Dr. John F. Hartwig Presents 2020 Broadbent Lecture
Posted: Jan 31, 2020
This year marks the 32nd annual Broadbent Lecture Series, created in honor of H. Smith Broadbent to celebrate his forty years as a professor at BYU and his advances within the field of organic chemistry.
This year the department welcomed Professor John F. Hartwig from the University of California, Berkeley as the Broadbent guest lecturer. Dr. Hartwig’s work involving catalysis has earned him over 20 awards and recognitions, and he has served as the Henry Rapoport Professor of Chemistry since 2011.
Dr. Hartwig’s lectures, given January 13-14, followed his research on catalysis, how catalysts can be used to create faster reactions, and to create new molecules that can aid in solving problems from producing more food with limited land to solving medical crises.
In his public lecture entitled “Changing Chemical Synthesis with Catalysis,” Dr. Hartwig gave students a brief overview of how chemical synthesis can positively affect daily life, as well as several examples of the research his lab has done involving catalysis.
He showed students how chemical synthesis has been used to create a simple household ingredient: acetic acid (vinegar). Naturally, this substance is formed from bacteria in sugar, but with the roughly five billion pounds of acetic acid needed per year, sugar is the least efficient way to make it. Chemists have had to find other ways to produce it, most commonly through chemical reactions involving coal. Through an extensive process in which catalysts play an integral role chemists have been able to use synthesis in order to fill a need which nature cannot keep up with.
Hartwig then took this simple idea and expanded upon it through a discussion of his lab’s research. He introduced several drugs that would not exist without synthetic chemistry, such as Lipitor or Indinavir. Hartwig then explained how the use of catalysts could greatly increase the production of such products within the field of medical chemistry. Through research done by his lab, Hartwig and his team have developed catalysts which perform cross-coupling to make carbon nitrogen bonds which has allowed for the discovery of a new antidepressant and a cure for Hepatitis C. With the goal to use the same efficiency that catalysts have within the body, his lab continues to perform research to discover catalytic reactions that enable us to make these unnatural molecules which will improve and expand on chemical synthesis.

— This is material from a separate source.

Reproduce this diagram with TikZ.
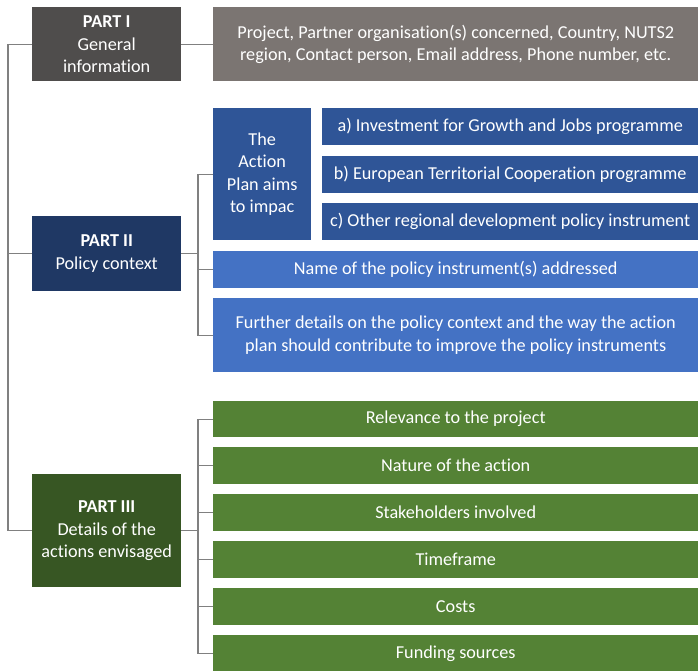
\documentclass[tikz,border=0pt]{standalone}
\usepackage{fontspec}
\setmainfont{Carlito}[Ligatures={NoCommon,NoDiscretionary}]
\definecolor{pone}{HTML}{4F4D4C}
\definecolor{ponet}{HTML}{7B7572}
\definecolor{ptwo}{HTML}{1F3864}
\definecolor{pmid}{HTML}{2F5597}
\definecolor{plight}{HTML}{4472C4}
\definecolor{pthree}{HTML}{375623}
\definecolor{pgreen}{HTML}{548235}
\definecolor{conncol}{HTML}{808080}
\begin{document}
\begin{tikzpicture}[x=1pt,y=-1pt,
  box/.style={anchor=north west,inner sep=1pt,text=white,align=center,font=\fontsize{18.2}{22.5}\selectfont},
  conn/.style={draw=conncol,line width=1.2pt}]
\useasboundingbox[fill=white] (0,0) rectangle (698,671);
% Part I
\node[box,fill=pone,minimum width=149pt,minimum height=74pt] (p1) at (32,7) {\textbf{PART I}\\General\\information};
\node[box,fill=ponet,minimum width=485pt,minimum height=74pt] (p1d) at (213,7) {Project, Partner organisation(s) concerned, Country, NUTS2\\region, Contact person, Email address, Phone number, etc.};
% Part II
\node[box,fill=ptwo,minimum width=149pt,minimum height=75pt] (p2) at (32,216) {\textbf{PART II}\\Policy context};
\node[box,fill=pmid,minimum width=98pt,minimum height=132pt] (act) at (213,108) {The\\Action\\Plan aims\\to impac};
\node[box,fill=pmid,minimum width=376pt,minimum height=37pt] (pa) at (322,108) {a) Investment for Growth and Jobs programme};
\node[box,fill=pmid,minimum width=376pt,minimum height=37pt] (pb) at (322,156) {b) European Territorial Cooperation programme};
\node[box,fill=pmid,minimum width=376pt,minimum height=37pt] (pc) at (322,203) {c) Other regional development policy instrument};
\node[box,fill=plight,minimum width=485pt,minimum height=37pt] (nam) at (213,251) {Name of the policy instrument(s) addressed};
\node[box,fill=plight,minimum width=485pt,minimum height=74pt] (fur) at (213,298) {Further details on the policy context and the way the action\\plan should contribute to improve the policy instruments};
% Part III
\node[box,fill=pthree,minimum width=149pt,minimum height=113pt] (p3) at (32,474) {\textbf{PART III}\\Details of the\\actions envisaged};
\node[box,fill=pgreen,minimum width=485pt,minimum height=36pt] (g1) at (213,401) {Relevance to the project};
\node[box,fill=pgreen,minimum width=485pt,minimum height=37pt] (g2) at (213,447) {Nature of the action};
\node[box,fill=pgreen,minimum width=485pt,minimum height=37pt] (g3) at (213,494) {Stakeholders involved};
\node[box,fill=pgreen,minimum width=485pt,minimum height=37pt] (g4) at (213,541) {Timeframe};
\node[box,fill=pgreen,minimum width=485pt,minimum height=37pt] (g5) at (213,588) {Costs};
\node[box,fill=pgreen,minimum width=485pt,minimum height=37pt] (g6) at (213,635) {Funding sources};
% connectors
\coordinate (spine) at (8,0);
\coordinate (b2) at (198,0);
\coordinate (b3) at (198,0);
\draw[conn] (p1.west) -| (spine |- p3.west) -- (p3.west);
\draw[conn] (p2.west) -- (p2.west -| spine);
\draw[conn] (p1.east) -- (p1d.west);
\draw[conn] (p2.east) -- (p2.east -| b2);
\draw[conn] (act.west) -| (b2 |- fur.west) -- (fur.west);
\draw[conn] (nam.west) -- (nam.west -| b2);
\draw[conn] (p3.east) -- (p3.east -| b3);
\draw[conn] (g1.west) -| (b3 |- g6.west) -- (g6.west);
\foreach \g in {g2,g3,g4,g5}{\draw[conn] (\g.west) -- (\g.west -| b3);}
\end{tikzpicture}
\end{document}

Dr. Hartwig’s technical lecture followed specific projects his lab team has been working on within this vein of cross-coupling and catalysis. Their work has focused on the integration of functional groups into usually unreactive complex molecules, which has been a long standing issue within synthetic chemistry. Through their research, they have found success with introducing a single temporary functional group into a complex molecule, which allows a diversity of products to form from a single C-H bond functionalization reaction. Using these methods, they demonstrated that these reactions could occur at one primary C-H bond in a natural product, showing the potential that this type of reaction chemistry could occur at unreactive positions of complex molecules, such as natural products. Hartwig and his lab continue to seek for new systems for the functionalization of C-H and O-H bonds in complex molecules, hoping to develop new types of catalysts with the ability to achieve selective catalysis with transition metal centers.